There are many good reasons to consider consolidating debt into your mortgage.
Consolidating debt can bring relief to your monthly budget by reducing your monthly obligation by extending the term or repayment period.
Mortgage loans carry the lowest interest rates because they are secured by an asset, your home. As a result, they are much less risky to lenders.
By lowering your monthly payment and combining multiple payments into one, you are more likely to make every payment on time and in full. This will improve your credit score, giving you greater options with lenders in the future.
There are three ways to consider debt consolidation mortgages.
Refinancing requires you to take your mortgage and consolidate it with your other debts into one loan of up to 80% of your home’s value. If your mortgage is not currently up for renewal, it may require you to break your current mortgage contract and incur a penalty. The penalty can range from three months’ interest with a variable mortgage to a more significant interest rate differential penalty with a fixed mortgage.
Home Equity Line of Credit
A HELOC is a line of credit that is secured by your home and allows you to access up to 80% of your home’s value less your outstanding mortgage balance. All HELOCs are variable mortgages and come with a slightly higher interest rate than a typical variable mortgage rate.
HELOCs give you the flexibility to access as much or as little of the equity as you wish when you need it. In addition, you are not required to pay down a portion of the loan principle each month. Instead, you pay only the interest monthly on the amount you have utilized. This arrangement is known as interest-only payments.
Although there are legal fees associated with registering a HELOC, adding a HELOC on top of your first mortgage could help you consolidate debts while avoiding costly refinancing penalties until your first mortgage matures.

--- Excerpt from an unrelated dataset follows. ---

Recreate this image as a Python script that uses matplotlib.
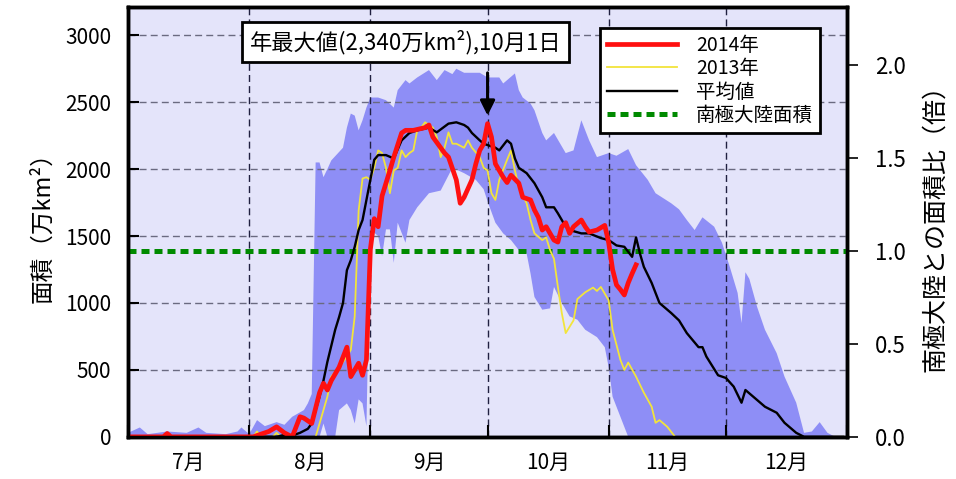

Second mortgage options often carry higher mortgage rates and fees compared to traditional mortgages. Although not offered by all lenders, they can allow you to access more than 80% of your home’s value. If you are having difficulty qualifying for a larger loan with your existing lender, then a second mortgage may be a good option. While second mortgages do come with higher mortgage interest rates, these rates are still usually lower than those of credit cards and personal lines of credit. They may help you restructure your debts into more affordable payments while saving or improving your credit ratings.